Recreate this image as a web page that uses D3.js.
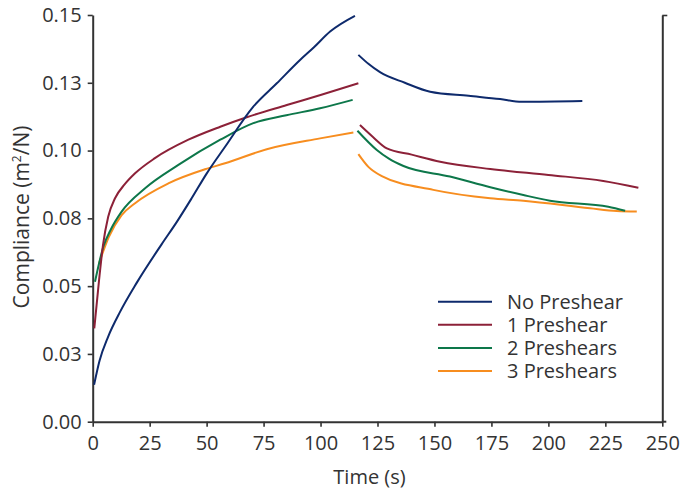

* * *

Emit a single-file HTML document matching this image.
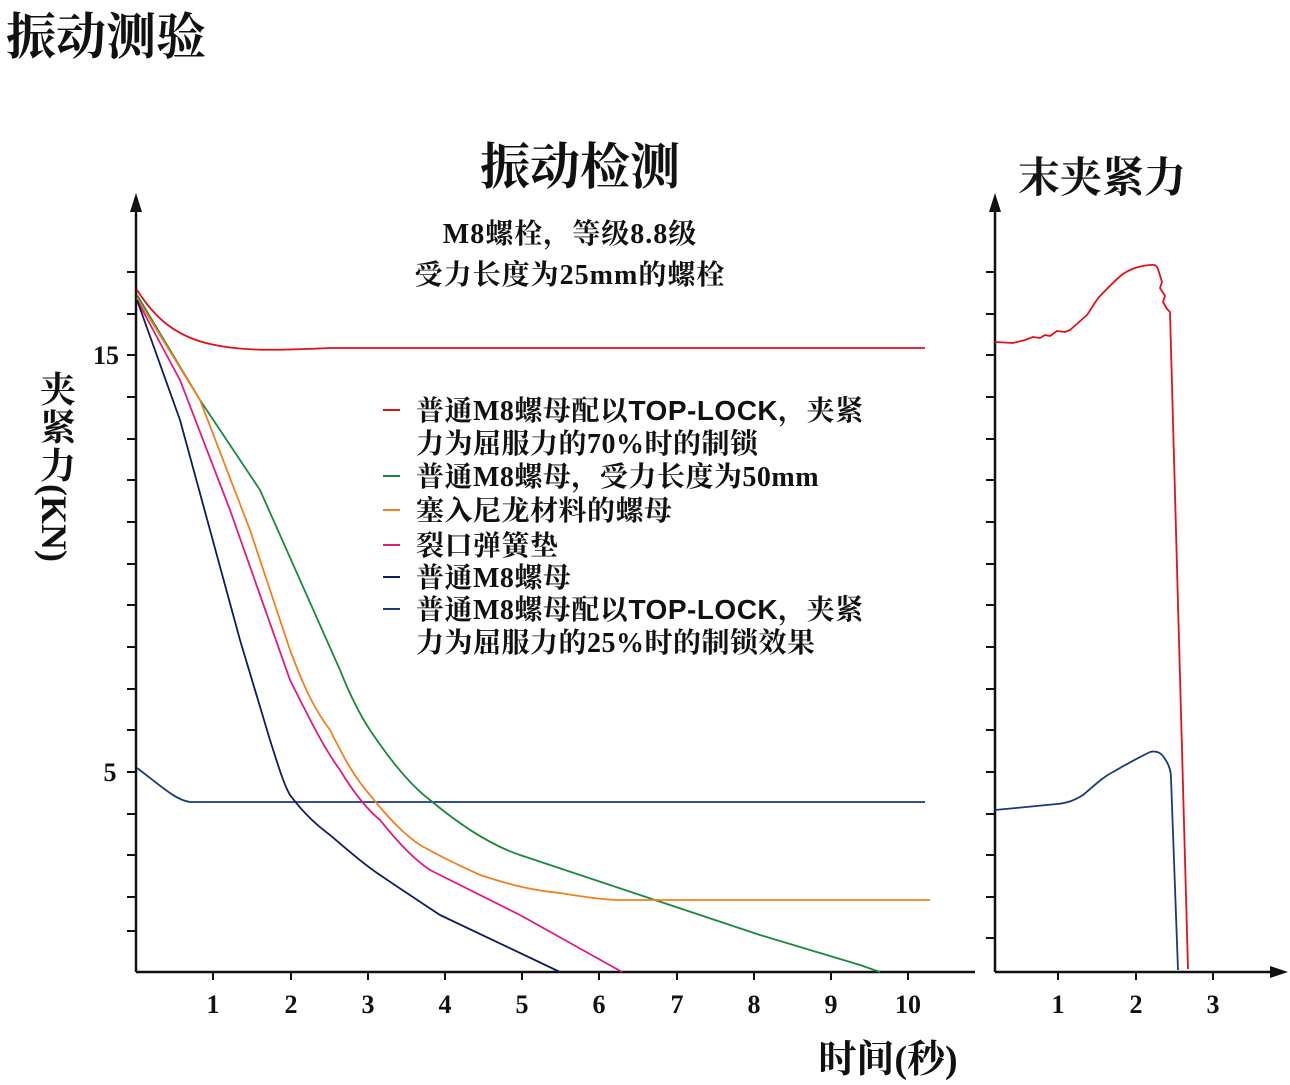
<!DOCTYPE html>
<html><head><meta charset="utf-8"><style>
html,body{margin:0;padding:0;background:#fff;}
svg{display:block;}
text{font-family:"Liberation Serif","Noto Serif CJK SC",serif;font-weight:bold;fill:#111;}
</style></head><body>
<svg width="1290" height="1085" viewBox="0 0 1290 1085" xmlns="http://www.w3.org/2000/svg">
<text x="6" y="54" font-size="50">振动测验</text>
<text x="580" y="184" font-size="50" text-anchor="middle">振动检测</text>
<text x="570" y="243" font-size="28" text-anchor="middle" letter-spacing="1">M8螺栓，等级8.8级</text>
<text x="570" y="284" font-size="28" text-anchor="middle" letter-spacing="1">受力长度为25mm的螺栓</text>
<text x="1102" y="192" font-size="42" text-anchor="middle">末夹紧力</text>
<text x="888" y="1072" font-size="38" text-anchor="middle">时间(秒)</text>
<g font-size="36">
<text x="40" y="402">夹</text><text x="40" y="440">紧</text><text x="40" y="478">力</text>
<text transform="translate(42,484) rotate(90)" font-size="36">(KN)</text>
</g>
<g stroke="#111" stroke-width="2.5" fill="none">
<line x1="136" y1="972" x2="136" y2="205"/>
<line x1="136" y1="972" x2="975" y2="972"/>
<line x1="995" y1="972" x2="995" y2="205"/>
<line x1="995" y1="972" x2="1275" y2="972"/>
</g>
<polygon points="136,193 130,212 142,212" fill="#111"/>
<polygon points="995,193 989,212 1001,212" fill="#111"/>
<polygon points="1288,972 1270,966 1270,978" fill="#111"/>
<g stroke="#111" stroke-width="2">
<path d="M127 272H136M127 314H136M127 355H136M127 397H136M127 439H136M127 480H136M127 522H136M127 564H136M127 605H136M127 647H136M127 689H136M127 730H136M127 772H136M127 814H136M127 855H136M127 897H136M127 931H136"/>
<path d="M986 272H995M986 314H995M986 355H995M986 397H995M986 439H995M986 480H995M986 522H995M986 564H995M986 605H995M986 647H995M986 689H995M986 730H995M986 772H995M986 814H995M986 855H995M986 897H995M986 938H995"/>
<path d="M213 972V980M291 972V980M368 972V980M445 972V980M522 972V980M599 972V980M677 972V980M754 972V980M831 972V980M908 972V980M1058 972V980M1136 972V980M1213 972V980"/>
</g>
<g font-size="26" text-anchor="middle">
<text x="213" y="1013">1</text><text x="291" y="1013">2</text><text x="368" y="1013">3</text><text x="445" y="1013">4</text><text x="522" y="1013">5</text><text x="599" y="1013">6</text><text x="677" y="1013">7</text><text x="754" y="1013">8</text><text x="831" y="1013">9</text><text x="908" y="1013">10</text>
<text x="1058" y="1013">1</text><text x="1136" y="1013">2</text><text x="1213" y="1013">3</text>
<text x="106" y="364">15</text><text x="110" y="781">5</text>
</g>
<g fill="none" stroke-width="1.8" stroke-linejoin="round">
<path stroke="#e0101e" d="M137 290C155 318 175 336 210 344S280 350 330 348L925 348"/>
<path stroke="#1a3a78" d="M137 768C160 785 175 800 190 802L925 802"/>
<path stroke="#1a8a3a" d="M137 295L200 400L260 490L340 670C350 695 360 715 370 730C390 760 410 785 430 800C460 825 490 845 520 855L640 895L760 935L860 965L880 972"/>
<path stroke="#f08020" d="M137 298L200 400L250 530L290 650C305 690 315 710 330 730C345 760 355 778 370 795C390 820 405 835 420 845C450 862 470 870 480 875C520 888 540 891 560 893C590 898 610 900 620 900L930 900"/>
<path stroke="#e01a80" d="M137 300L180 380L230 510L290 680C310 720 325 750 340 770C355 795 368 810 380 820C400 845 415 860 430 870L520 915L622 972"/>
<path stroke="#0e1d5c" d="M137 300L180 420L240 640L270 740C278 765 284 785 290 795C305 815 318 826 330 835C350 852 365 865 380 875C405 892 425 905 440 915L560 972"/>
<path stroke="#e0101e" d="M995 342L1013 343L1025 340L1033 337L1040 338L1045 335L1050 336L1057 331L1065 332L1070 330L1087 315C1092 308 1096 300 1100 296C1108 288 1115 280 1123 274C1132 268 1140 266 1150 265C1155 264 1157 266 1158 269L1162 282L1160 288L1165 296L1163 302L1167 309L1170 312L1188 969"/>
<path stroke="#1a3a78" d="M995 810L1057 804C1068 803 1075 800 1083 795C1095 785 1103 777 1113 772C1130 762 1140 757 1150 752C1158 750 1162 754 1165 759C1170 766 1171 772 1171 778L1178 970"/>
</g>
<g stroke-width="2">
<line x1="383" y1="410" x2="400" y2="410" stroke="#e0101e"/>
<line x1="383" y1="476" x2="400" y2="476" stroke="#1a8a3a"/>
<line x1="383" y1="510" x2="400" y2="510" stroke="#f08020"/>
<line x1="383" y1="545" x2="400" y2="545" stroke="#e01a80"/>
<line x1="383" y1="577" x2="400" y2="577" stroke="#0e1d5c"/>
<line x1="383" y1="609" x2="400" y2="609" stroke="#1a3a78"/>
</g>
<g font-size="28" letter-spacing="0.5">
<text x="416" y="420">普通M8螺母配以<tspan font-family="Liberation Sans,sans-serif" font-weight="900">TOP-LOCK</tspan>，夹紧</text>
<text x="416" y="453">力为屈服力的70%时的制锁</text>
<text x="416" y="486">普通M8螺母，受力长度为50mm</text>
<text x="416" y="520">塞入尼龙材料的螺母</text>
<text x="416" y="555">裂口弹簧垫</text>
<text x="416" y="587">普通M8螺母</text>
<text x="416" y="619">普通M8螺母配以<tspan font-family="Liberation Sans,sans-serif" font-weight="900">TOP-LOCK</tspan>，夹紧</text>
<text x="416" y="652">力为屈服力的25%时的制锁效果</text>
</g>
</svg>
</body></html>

■ **WORK TO COMPLETE**:
Out of the material above, gather each line where "this" appears.

■ **RESULT OF THE TASK**:
Recreate this image as a web page that uses D3.js.
Emit a single-file HTML document matching this image.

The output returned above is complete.